§ WHAT YOU WILL DO
Lines containing the string "this" are to be counted; report the total by itself.

§ DATA PROVIDED

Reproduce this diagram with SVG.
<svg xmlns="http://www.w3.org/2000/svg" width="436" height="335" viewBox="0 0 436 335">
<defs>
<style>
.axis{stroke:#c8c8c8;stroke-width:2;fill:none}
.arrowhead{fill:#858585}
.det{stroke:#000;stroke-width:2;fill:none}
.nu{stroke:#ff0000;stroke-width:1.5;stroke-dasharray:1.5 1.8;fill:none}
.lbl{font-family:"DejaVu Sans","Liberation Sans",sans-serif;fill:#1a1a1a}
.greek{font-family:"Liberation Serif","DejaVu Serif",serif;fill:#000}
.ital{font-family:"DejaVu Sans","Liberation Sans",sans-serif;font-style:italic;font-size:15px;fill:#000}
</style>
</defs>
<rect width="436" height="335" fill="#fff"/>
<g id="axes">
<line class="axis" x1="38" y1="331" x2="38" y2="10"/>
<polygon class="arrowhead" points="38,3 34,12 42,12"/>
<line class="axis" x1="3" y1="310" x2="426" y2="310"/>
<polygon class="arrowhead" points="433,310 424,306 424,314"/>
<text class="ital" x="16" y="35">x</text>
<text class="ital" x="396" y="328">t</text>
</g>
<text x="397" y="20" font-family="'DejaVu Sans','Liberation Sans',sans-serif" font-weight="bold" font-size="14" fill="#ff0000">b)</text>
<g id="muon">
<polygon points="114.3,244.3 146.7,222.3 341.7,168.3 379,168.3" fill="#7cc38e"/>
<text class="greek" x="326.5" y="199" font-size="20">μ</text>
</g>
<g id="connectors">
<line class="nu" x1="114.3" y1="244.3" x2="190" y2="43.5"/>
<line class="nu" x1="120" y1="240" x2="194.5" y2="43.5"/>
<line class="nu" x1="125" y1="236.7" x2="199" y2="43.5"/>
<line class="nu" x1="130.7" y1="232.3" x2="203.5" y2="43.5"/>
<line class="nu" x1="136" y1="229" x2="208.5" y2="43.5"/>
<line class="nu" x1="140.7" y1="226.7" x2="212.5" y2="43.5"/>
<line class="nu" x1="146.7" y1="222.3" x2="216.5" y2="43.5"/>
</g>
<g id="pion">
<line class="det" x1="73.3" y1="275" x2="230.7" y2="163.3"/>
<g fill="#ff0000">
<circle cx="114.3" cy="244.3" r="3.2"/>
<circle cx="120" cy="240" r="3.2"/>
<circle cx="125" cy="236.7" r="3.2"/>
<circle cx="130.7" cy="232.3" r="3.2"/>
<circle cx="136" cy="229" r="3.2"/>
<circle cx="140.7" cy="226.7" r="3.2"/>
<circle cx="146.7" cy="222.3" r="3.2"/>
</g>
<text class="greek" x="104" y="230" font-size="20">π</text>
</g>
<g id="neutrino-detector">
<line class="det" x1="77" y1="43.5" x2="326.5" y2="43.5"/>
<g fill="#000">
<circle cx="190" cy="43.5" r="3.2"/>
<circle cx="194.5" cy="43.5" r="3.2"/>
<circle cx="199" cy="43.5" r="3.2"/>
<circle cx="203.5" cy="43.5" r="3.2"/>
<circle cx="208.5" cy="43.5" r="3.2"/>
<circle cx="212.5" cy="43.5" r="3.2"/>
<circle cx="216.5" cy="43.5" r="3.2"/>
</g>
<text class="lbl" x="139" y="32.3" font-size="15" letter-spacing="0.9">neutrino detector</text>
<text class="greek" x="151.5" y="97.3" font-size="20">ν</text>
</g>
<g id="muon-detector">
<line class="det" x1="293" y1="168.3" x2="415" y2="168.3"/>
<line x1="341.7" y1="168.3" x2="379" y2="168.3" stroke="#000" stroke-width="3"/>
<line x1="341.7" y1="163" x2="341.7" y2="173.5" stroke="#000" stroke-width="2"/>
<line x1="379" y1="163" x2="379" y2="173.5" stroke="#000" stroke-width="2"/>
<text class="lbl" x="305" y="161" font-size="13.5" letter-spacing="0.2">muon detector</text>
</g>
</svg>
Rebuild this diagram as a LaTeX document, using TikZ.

§ ANSWER FOR THE TASK
2